H.B. Hosmer, Yale '25: "Harvard is too split up. There should be a central campus and less individuality in the place."

M.H. Hovenden, Yale '26: "I repeat the words of the Boston Herald, that if the Harvard football team would only learn the fundamentals and play as a unit, it might have a chance of beating Yale."

E.H. Kieselhorst Yale '27: "There are too many red noses, blue nosos, and booked noses, and not enough ventilation in the squash courts."

J.M. Kingsley, Yale '25: "Too many derby hats."

W.W. Knight Jr., Yale '26: "Since when is a co-op a coop, and a Yard a Yad?"

W.K. Laughlin, Yale '26: Too decentralized, with a consequent lack of college spirit."

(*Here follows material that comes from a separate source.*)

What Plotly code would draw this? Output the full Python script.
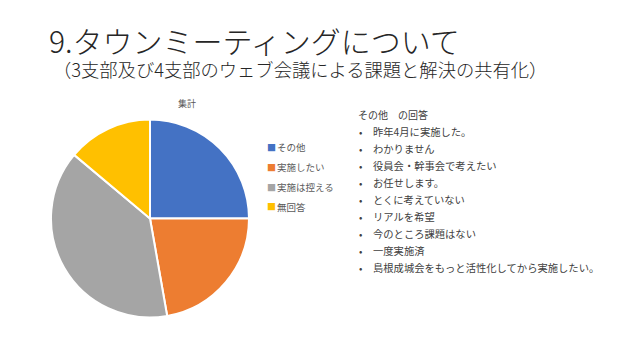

J.L. Luke, Yale '23: "Take studies too seriously, and do not take football, which is a serious subject, seriously enough."

Josiah Marvel Jr. Yale '27: "There is too much organization and not enough informality in the life at Harvard. I have also noticed that a man's club seems to mean more to him than the College, which may or may not be a good thing."

A.L. Michel, Yale '26: "I notice especially the lack of a unified spirit at Harvard, perhaps because Yale is predominantly a college, with comparatively few graduate students."

E.S. Peieris, Yale '26: "The only thing wrong is that Harvard does not appreciate Yale's superiority."

F.W. Reilly, Yale '27: "If you have a good definition of a snob, you can quote me as saying that is what a Harvard man is."

W.P. Sargent Jr., Yale '26: "Too conglomerate."

J.M.L. Smith, Yale '27: "Harvard suffers by comparison with."

W.S.K. Stage, Yale '26: "Harvard is just as wet as Princeton was a year ago, but what's the matter with having some backs on the seats in the Stadium?"

Greely Sturdivant Jr., Yale '27: "I haven't seen anything extraordinary yet."

John Verrill, Yale '27: "Too near Borston."

E.R. Wardwell Yale '27: "So big that its littleness stands out."

C.H. Willard, Yale '26: "I deplore the petty collegiate fashion of calling the Co-op the 'Coop'. The former, as at Yale, is more dignified. Moreover, do the clubs at Harvard pick the men of merit or merely the athletic stars?"

Anonymous Yale '26: "Why don't you follow the example of Yale and have more Irishmen and less Arabians?"